Podemos añadir el hecho de que tan enigmáticos ciudadanos se reconozcan entre sí, tal cual sucede en el restaurante serbio. Y por descontado, la transformación ante el mismo médico, instante en que lo irracional se confirma por medio de la percepción de los sentidos. La propia sombra de Irena la conecta con sus ancestros.
Sin hacer uso de abusivos efectos de maquillaje, y por medio de un imaginativo empleo de la luz, queda reflejada la maldición hereditaria que padece Irena.
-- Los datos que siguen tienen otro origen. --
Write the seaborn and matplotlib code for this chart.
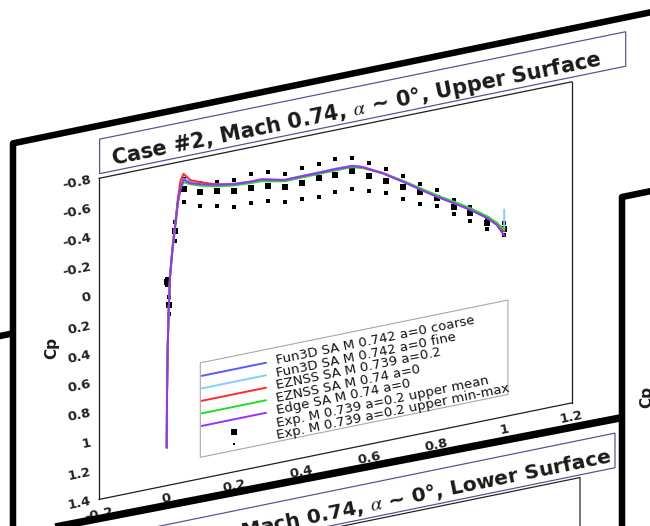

Es por ello que la nocturnidad se traslada a la consulta del referido psiquiatra, que además es hipnotista (otra forma de recesión, pero contemplada por la ciencia). “Me gusta la oscuridad”, comenta Irena entre las sombras de su apartamento y la suya propia.
Sin duda, son estos unos momentos intensos a los que podemos añadir la conocida secuencia en unas instalaciones deportivas, con despliegue de luces, sombras e indefensión alrededor de una piscina cubierta; o el travelling por el pasaje solitario junto al parque, en el que, tal es la abstracción de Alice (Jane Randolph), la amiga de Oliver, que ni siquiera escucha la llegada de un autobús, en contraste con Irena, para la que el sonido de los animales del zoo es “como el ruido del mar para otros”.
Una atractiva idea que se amplía con el alboroto de las mascotas de una tienda de animales, o los recelos de un gato, todos ellos ante la presencia de la joven. Igualmente destacan las bonitas palabras de Alice sobre el amor y, por supuesto, la transformación final “a la inversa”, es decir, de persona en animal, mediante la imagen de la pantera que yace a los pies de una jaula.